-- Listed entries --
────

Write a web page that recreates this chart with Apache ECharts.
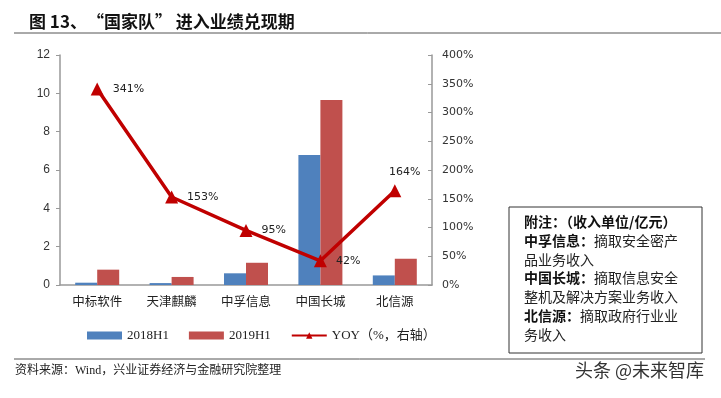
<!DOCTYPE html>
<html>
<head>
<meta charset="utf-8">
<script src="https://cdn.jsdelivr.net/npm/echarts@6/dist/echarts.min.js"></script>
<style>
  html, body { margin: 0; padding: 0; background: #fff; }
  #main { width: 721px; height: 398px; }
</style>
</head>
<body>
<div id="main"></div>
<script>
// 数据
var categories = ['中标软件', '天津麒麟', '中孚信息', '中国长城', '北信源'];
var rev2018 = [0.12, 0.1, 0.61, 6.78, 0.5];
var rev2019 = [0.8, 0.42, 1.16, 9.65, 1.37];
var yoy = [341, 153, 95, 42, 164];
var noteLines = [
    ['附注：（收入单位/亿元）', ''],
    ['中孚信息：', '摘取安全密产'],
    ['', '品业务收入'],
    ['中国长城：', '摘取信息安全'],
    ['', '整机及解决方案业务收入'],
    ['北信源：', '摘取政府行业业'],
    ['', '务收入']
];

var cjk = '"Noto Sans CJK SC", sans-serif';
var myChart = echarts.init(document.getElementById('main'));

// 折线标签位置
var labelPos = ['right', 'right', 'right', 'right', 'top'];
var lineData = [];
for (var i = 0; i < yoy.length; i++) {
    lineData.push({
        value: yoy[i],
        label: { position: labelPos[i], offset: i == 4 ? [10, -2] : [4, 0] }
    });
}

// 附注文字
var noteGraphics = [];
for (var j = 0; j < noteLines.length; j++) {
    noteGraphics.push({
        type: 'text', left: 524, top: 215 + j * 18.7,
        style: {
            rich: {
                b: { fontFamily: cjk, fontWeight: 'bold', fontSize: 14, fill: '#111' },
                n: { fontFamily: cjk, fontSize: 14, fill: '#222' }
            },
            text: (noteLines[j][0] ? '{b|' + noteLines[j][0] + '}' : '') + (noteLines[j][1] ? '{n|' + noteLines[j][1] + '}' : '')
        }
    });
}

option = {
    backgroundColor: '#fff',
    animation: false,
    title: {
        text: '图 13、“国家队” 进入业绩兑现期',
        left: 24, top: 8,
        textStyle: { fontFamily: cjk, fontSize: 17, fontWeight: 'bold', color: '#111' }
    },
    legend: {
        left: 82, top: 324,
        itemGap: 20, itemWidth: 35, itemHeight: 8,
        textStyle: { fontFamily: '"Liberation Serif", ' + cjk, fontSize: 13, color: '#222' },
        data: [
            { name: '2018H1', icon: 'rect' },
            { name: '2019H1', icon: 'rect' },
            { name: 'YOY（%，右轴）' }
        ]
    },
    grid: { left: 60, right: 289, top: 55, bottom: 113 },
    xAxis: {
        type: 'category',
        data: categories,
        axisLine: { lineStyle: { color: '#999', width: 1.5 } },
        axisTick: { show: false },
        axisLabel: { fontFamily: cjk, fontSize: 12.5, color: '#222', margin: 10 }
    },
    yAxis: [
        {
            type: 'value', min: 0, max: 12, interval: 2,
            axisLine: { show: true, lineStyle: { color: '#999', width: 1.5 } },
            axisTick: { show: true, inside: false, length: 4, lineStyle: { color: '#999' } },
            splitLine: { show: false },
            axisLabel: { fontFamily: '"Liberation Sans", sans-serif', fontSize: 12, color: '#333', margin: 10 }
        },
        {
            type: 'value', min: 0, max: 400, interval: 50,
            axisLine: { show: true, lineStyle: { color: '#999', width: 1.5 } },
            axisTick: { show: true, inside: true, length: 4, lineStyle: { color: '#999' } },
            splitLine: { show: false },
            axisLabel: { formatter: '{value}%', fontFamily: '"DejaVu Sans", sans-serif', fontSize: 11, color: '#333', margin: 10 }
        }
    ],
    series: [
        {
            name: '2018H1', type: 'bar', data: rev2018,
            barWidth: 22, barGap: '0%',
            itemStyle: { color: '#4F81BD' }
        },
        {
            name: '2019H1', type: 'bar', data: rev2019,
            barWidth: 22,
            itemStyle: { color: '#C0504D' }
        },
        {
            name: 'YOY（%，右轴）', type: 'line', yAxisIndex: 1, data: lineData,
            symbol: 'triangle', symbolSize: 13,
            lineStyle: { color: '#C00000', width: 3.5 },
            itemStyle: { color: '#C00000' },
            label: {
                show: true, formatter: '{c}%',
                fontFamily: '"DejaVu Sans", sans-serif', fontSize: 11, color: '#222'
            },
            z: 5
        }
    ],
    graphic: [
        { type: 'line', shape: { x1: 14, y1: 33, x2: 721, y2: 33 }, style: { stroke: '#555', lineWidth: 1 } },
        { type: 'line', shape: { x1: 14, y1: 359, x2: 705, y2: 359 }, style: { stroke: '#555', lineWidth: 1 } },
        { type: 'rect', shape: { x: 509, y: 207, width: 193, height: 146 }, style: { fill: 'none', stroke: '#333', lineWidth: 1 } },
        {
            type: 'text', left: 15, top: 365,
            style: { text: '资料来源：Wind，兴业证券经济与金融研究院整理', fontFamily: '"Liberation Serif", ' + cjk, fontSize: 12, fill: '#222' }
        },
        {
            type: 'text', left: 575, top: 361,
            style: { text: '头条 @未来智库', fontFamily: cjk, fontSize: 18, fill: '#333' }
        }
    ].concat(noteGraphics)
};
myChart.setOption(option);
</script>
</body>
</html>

────

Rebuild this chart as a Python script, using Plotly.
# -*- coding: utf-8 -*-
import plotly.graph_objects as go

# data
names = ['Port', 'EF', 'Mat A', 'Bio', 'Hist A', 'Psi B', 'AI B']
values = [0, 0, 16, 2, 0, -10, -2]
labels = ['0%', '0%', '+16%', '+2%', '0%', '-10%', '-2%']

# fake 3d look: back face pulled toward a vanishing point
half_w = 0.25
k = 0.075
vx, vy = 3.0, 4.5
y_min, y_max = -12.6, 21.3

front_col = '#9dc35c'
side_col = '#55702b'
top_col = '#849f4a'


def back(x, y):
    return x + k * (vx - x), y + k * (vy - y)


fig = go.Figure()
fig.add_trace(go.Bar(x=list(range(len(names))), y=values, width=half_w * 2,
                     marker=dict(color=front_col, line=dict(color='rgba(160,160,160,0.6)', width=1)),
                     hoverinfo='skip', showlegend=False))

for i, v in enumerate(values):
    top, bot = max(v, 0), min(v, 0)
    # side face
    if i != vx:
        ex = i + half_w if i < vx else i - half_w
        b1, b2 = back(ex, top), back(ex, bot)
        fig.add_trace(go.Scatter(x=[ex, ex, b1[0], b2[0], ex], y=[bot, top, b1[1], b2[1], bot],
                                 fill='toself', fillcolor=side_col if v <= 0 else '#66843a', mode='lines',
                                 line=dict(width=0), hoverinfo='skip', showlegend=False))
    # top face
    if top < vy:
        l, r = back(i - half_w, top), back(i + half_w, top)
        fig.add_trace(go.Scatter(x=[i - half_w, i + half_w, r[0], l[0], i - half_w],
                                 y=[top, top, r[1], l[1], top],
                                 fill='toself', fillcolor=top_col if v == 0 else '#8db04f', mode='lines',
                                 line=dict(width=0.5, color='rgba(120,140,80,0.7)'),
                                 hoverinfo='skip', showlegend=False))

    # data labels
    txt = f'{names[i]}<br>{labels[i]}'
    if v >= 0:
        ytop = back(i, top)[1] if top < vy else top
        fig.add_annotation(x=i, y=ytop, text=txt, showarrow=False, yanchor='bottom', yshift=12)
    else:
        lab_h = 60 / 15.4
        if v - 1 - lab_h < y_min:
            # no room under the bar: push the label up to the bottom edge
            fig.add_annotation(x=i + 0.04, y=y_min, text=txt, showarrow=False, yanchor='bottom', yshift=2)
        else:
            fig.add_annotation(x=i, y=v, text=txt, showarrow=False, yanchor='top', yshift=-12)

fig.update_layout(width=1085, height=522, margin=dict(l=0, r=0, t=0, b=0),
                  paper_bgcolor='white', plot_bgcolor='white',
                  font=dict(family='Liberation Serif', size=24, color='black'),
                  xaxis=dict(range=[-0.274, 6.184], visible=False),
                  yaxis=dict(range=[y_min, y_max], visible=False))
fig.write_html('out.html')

────

Set down exactly the lines from the line that contains "Rebuild this chart" to the line that contains "return x + k * (vx - x), y + k * (vy - y)", both lines included, and nothing more.

-- Output --
Rebuild this chart as a Python script, using Plotly.
# -*- coding: utf-8 -*-
import plotly.graph_objects as go

# data
names = ['Port', 'EF', 'Mat A', 'Bio', 'Hist A', 'Psi B', 'AI B']
values = [0, 0, 16, 2, 0, -10, -2]
labels = ['0%', '0%', '+16%', '+2%', '0%', '-10%', '-2%']

# fake 3d look: back face pulled toward a vanishing point
half_w = 0.25
k = 0.075
vx, vy = 3.0, 4.5
y_min, y_max = -12.6, 21.3

front_col = '#9dc35c'
side_col = '#55702b'
top_col = '#849f4a'


def back(x, y):
    return x + k * (vx - x), y + k * (vy - y)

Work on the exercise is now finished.